## START Records for the exercise
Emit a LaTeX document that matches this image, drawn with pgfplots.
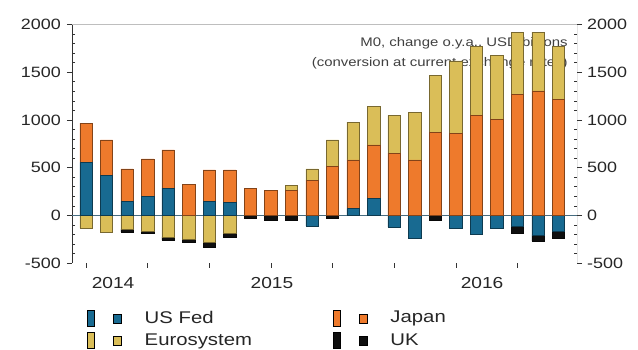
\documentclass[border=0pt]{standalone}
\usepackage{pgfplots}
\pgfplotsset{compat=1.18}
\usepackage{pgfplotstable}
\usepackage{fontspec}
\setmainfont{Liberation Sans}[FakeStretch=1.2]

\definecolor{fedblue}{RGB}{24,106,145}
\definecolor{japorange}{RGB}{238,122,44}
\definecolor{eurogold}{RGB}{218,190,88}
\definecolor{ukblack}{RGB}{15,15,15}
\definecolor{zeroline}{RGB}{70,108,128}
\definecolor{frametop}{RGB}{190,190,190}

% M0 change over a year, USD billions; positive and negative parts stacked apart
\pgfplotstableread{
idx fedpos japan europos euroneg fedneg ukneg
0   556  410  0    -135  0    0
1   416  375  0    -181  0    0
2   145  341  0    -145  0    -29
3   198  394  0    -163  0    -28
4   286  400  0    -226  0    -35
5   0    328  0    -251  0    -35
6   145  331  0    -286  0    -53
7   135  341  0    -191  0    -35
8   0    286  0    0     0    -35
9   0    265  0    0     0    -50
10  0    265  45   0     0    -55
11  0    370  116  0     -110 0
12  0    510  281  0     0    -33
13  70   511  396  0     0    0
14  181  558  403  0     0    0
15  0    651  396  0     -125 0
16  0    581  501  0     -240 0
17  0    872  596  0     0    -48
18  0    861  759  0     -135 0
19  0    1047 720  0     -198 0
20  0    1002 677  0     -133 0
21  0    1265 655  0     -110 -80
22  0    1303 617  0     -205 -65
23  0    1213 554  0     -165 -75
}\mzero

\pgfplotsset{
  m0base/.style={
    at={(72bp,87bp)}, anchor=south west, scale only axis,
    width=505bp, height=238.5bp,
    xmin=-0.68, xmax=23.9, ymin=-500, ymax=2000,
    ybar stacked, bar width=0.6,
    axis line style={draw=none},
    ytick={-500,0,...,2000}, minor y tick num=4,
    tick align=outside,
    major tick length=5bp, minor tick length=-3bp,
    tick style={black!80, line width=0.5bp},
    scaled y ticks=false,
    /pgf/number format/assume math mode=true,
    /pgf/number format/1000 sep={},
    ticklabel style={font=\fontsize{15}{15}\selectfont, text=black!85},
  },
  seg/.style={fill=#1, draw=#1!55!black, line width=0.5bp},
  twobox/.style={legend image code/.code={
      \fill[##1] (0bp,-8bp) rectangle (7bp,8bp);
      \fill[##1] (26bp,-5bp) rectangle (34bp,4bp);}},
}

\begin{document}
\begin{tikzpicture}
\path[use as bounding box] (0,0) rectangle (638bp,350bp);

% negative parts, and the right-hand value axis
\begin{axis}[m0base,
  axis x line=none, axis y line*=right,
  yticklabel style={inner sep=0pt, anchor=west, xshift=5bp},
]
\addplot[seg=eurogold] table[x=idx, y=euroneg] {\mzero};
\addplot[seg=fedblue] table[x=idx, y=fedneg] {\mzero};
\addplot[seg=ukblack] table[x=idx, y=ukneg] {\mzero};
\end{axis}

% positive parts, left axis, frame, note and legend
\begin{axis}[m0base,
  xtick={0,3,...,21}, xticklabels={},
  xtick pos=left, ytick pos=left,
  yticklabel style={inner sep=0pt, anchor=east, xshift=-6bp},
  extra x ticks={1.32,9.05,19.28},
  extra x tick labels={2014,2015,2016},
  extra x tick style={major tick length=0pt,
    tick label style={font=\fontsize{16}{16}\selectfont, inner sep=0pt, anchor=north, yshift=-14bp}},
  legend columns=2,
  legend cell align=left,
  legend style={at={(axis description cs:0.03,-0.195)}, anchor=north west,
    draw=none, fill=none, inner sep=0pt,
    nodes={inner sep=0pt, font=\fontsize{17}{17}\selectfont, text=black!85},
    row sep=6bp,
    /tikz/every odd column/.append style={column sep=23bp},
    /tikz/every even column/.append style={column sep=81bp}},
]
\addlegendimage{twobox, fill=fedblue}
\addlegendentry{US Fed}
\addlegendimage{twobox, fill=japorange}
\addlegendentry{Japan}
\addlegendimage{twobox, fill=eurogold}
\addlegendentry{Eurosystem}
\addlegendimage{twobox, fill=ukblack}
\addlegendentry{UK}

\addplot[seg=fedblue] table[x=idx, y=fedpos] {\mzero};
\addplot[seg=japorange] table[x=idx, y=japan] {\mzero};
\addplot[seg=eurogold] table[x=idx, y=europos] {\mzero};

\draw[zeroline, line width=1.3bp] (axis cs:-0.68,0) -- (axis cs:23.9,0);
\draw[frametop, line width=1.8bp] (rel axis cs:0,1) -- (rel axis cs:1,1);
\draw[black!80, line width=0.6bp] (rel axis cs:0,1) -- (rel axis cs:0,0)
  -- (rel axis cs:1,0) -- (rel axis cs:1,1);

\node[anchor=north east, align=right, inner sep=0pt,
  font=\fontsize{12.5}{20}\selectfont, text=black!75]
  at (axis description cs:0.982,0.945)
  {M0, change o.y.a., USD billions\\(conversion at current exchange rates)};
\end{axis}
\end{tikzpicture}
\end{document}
## END Records for the exercise
## START Records for the exercise
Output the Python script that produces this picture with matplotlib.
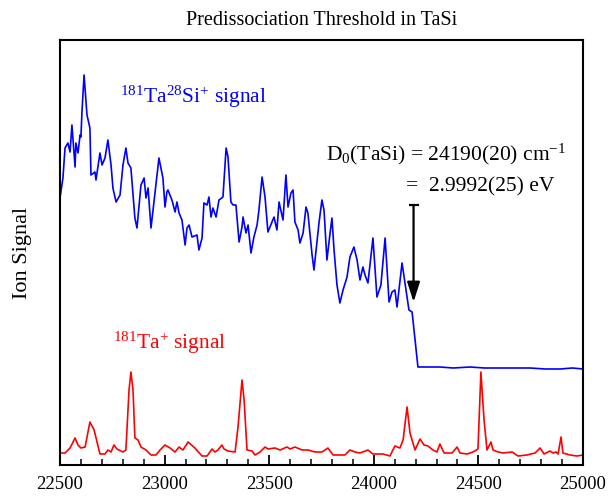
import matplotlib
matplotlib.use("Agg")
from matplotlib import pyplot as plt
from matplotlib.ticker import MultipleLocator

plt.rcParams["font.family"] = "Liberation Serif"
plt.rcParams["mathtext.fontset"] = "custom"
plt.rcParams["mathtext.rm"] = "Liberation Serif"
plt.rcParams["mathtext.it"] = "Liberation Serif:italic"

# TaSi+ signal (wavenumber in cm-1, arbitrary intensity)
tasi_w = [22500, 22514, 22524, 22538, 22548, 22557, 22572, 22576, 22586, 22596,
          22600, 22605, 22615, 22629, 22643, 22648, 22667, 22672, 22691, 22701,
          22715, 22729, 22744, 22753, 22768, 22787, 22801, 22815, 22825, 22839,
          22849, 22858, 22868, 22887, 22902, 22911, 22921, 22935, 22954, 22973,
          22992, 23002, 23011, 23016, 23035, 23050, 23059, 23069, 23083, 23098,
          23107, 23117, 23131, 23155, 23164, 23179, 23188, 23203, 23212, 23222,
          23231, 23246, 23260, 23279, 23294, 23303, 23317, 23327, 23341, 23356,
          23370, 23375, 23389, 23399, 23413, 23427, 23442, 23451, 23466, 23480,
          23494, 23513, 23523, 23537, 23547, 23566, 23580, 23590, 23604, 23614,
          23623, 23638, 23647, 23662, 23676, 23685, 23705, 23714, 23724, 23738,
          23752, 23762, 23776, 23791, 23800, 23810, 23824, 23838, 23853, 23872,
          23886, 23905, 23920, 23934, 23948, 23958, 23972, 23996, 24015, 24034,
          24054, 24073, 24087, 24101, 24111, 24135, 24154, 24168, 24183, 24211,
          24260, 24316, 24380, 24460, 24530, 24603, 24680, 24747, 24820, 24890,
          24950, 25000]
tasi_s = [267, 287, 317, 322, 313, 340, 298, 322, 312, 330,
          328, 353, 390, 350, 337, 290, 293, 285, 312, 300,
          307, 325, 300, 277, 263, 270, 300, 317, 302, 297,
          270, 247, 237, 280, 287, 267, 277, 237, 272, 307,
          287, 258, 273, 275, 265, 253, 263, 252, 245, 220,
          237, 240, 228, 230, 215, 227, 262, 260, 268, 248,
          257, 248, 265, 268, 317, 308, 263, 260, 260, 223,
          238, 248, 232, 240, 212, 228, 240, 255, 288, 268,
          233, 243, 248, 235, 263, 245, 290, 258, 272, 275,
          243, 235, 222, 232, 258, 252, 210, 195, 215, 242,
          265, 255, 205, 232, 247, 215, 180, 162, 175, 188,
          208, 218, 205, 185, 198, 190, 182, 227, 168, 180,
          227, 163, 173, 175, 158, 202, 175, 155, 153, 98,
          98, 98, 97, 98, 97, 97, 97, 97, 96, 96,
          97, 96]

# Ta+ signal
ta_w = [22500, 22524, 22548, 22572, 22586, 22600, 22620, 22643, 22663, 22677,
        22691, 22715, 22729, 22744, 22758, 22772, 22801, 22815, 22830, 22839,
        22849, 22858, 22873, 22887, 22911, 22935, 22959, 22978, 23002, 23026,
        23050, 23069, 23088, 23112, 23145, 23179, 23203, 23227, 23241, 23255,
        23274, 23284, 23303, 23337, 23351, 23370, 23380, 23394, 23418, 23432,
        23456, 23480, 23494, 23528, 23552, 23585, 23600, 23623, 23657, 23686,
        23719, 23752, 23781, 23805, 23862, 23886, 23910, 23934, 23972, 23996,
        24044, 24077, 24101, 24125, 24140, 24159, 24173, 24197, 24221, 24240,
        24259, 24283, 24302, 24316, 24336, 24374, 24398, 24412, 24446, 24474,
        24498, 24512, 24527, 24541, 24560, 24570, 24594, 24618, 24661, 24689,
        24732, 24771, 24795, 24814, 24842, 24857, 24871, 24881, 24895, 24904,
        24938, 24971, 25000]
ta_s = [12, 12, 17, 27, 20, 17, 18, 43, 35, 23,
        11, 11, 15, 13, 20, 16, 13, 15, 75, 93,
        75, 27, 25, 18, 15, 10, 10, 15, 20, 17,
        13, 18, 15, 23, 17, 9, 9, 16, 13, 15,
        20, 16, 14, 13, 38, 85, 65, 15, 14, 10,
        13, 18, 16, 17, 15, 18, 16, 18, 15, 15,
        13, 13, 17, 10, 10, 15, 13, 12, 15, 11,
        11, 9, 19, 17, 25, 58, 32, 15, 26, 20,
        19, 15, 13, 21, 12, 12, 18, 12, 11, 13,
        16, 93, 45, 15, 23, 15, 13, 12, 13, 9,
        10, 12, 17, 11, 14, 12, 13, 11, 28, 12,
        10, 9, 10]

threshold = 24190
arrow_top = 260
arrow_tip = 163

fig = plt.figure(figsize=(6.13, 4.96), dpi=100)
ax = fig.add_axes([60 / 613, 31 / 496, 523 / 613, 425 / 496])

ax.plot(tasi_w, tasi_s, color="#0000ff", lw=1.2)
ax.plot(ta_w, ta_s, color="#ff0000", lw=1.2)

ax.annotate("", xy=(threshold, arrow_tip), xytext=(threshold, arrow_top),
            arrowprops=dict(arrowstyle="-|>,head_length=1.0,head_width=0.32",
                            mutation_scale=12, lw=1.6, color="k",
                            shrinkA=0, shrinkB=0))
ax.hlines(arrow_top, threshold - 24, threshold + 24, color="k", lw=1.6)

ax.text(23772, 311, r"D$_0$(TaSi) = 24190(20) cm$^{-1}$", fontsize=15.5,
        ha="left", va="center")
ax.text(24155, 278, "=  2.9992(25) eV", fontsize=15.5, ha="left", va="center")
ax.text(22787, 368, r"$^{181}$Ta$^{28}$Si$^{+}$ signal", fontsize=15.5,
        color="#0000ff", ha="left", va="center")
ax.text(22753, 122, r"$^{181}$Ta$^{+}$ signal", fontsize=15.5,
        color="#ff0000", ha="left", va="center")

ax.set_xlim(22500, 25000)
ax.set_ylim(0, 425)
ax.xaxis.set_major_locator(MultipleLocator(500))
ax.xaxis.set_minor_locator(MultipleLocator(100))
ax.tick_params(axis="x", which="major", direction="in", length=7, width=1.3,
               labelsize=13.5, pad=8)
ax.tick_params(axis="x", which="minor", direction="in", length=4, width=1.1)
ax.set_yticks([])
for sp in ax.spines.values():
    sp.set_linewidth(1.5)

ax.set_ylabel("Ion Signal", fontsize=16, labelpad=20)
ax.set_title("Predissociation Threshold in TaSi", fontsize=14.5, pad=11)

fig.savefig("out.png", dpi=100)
## END Records for the exercise
## START Records for the exercise
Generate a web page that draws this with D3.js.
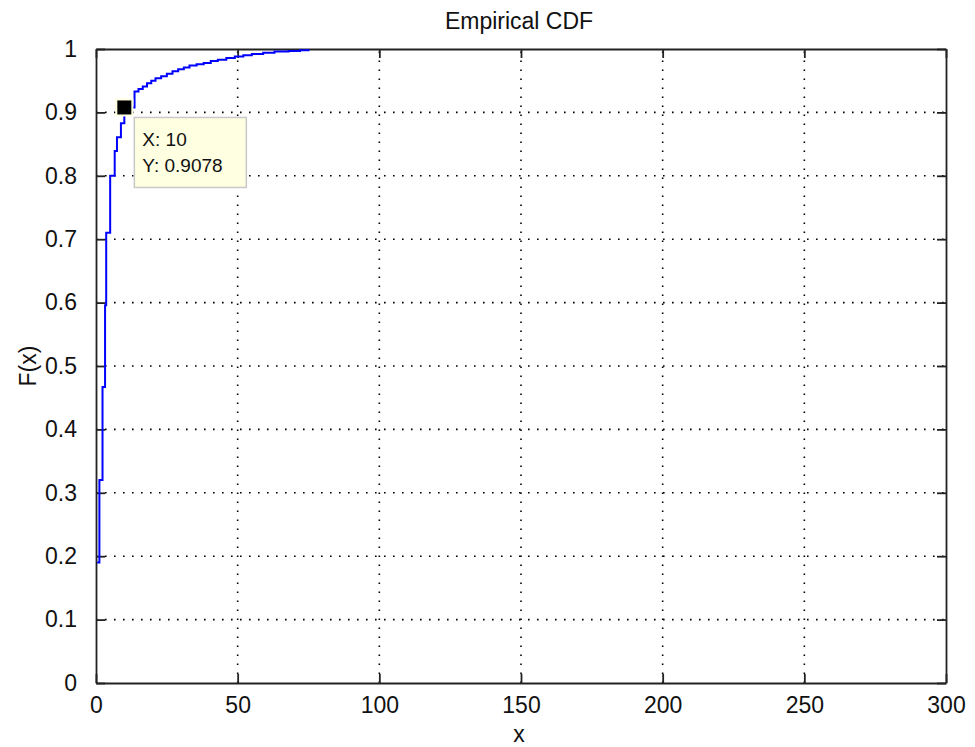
## END Records for the exercise
_Set task_
Copy out every line from the data above that has "matplotlib" in it.

_Expected output_
Output the Python script that produces this picture with matplotlib.
import matplotlib
matplotlib.use("Agg")
from matplotlib import pyplot as plt
from matplotlib.ticker import MultipleLocator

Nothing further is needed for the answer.